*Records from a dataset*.
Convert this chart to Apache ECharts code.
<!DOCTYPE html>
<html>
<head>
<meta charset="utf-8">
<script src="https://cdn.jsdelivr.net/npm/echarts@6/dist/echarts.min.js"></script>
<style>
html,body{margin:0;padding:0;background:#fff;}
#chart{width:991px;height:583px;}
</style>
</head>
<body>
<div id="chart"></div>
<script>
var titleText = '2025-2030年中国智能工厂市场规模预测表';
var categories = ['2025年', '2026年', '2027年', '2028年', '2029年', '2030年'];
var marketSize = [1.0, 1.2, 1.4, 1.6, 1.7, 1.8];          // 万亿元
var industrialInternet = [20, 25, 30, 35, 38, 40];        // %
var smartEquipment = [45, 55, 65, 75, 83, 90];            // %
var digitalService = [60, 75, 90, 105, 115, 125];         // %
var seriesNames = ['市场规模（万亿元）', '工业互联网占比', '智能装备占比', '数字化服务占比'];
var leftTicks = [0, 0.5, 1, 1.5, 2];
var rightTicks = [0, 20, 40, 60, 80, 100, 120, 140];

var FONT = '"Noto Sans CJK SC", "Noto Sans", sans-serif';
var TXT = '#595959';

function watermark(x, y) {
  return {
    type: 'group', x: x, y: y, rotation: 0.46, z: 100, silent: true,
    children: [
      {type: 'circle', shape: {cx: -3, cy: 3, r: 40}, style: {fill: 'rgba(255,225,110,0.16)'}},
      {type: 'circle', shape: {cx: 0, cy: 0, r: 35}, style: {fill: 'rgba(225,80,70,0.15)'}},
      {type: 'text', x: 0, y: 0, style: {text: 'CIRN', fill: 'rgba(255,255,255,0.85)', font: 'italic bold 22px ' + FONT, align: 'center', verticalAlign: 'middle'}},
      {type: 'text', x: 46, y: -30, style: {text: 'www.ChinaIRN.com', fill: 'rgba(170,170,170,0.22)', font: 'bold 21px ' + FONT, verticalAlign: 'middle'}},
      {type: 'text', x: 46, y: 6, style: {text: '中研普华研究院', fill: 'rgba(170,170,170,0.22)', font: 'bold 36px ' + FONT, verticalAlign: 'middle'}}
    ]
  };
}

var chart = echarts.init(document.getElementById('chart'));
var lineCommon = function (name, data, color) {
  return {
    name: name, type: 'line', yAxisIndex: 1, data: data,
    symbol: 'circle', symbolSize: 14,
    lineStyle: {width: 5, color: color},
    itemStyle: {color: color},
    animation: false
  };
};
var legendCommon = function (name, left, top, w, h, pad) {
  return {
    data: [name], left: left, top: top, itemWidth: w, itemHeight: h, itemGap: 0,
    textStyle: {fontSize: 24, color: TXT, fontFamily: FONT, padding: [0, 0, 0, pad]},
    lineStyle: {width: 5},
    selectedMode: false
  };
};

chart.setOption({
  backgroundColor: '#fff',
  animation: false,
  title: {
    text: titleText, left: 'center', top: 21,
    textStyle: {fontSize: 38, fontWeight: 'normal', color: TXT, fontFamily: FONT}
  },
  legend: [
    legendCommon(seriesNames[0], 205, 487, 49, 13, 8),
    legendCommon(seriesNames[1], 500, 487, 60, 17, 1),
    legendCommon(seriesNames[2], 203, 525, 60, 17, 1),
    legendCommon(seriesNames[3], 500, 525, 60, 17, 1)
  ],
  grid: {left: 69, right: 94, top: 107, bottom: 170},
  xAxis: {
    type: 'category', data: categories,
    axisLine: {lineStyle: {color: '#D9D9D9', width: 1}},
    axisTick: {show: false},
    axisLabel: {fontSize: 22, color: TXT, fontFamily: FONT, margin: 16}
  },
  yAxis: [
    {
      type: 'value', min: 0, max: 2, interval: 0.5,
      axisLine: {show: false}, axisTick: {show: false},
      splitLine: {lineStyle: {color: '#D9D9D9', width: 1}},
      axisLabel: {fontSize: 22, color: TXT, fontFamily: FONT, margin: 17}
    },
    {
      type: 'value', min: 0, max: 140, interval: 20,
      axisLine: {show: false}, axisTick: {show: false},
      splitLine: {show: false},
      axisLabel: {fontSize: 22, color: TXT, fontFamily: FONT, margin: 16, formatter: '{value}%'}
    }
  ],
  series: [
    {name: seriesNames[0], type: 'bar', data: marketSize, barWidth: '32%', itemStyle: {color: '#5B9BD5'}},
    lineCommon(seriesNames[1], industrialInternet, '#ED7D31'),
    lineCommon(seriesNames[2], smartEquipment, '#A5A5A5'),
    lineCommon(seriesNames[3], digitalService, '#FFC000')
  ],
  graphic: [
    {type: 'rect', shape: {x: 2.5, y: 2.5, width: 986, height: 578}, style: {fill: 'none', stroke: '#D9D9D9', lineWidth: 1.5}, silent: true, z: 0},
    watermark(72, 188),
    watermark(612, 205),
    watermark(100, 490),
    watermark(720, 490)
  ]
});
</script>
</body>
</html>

---

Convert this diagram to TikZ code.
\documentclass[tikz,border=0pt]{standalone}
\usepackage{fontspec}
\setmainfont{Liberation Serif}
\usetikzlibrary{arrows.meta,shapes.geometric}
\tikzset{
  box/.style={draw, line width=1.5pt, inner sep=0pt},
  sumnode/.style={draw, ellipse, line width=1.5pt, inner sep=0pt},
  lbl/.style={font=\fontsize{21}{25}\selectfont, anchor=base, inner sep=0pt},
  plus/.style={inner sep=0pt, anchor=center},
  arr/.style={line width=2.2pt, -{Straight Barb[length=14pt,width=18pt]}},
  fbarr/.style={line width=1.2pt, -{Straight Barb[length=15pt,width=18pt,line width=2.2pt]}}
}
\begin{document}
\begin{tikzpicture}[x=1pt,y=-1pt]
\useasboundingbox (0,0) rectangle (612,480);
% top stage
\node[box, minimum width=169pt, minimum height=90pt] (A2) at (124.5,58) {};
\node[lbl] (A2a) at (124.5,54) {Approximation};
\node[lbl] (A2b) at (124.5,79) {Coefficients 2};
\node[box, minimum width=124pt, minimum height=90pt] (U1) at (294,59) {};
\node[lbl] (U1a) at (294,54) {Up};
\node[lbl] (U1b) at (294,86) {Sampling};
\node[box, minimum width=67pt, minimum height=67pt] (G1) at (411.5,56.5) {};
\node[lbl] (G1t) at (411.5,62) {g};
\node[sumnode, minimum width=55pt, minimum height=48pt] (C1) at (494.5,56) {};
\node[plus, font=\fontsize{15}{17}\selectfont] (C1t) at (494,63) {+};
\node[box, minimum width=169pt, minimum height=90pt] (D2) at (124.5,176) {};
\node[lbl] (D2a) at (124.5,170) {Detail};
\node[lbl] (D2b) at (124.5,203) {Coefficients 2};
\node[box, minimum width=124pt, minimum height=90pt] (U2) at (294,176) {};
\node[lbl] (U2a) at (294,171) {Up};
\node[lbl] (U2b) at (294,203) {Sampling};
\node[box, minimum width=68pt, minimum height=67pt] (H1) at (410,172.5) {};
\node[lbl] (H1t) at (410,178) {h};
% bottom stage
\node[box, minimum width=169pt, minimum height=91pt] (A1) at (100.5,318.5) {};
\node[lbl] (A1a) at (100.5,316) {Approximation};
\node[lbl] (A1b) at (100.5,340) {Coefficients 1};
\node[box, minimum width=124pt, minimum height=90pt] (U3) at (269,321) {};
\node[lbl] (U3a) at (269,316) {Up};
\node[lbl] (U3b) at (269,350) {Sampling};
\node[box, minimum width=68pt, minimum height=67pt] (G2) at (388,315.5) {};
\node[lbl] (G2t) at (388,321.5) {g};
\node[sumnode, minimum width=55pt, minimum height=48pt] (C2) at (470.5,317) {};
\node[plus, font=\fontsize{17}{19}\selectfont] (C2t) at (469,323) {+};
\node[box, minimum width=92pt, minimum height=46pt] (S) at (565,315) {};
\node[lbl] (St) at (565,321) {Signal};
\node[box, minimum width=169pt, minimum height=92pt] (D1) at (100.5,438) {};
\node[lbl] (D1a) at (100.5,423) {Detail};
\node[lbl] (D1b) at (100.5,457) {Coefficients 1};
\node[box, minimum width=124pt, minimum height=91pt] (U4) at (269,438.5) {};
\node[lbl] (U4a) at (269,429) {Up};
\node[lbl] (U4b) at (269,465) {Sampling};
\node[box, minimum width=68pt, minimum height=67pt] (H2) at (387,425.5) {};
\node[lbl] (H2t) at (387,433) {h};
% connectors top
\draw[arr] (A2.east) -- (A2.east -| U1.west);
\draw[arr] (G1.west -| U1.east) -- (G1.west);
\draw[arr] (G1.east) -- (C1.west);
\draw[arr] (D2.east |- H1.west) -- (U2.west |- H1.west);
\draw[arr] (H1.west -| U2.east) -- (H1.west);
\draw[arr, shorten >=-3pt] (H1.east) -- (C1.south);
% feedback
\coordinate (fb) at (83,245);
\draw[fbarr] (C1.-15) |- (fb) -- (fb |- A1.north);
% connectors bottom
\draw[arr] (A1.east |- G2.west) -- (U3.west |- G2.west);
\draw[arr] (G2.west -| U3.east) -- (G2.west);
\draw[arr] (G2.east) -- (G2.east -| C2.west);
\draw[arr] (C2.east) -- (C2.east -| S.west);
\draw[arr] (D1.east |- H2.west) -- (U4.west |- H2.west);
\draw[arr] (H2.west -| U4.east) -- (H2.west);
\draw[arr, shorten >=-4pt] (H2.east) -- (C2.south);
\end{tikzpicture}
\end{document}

*TASK DESCRIPTION*.
Print, from the entries above, the line with "Convert this chart to Apache ECharts code.", the line with "var TXT = '#595959';" and all lines between them, exactly and with nothing else.

*RESPONSE*.
Convert this chart to Apache ECharts code.
<!DOCTYPE html>
<html>
<head>
<meta charset="utf-8">
<script src="https://cdn.jsdelivr.net/npm/echarts@6/dist/echarts.min.js"></script>
<style>
html,body{margin:0;padding:0;background:#fff;}
#chart{width:991px;height:583px;}
</style>
</head>
<body>
<div id="chart"></div>
<script>
var titleText = '2025-2030年中国智能工厂市场规模预测表';
var categories = ['2025年', '2026年', '2027年', '2028年', '2029年', '2030年'];
var marketSize = [1.0, 1.2, 1.4, 1.6, 1.7, 1.8];          // 万亿元
var industrialInternet = [20, 25, 30, 35, 38, 40];        // %
var smartEquipment = [45, 55, 65, 75, 83, 90];            // %
var digitalService = [60, 75, 90, 105, 115, 125];         // %
var seriesNames = ['市场规模（万亿元）', '工业互联网占比', '智能装备占比', '数字化服务占比'];
var leftTicks = [0, 0.5, 1, 1.5, 2];
var rightTicks = [0, 20, 40, 60, 80, 100, 120, 140];

var FONT = '"Noto Sans CJK SC", "Noto Sans", sans-serif';
var TXT = '#595959';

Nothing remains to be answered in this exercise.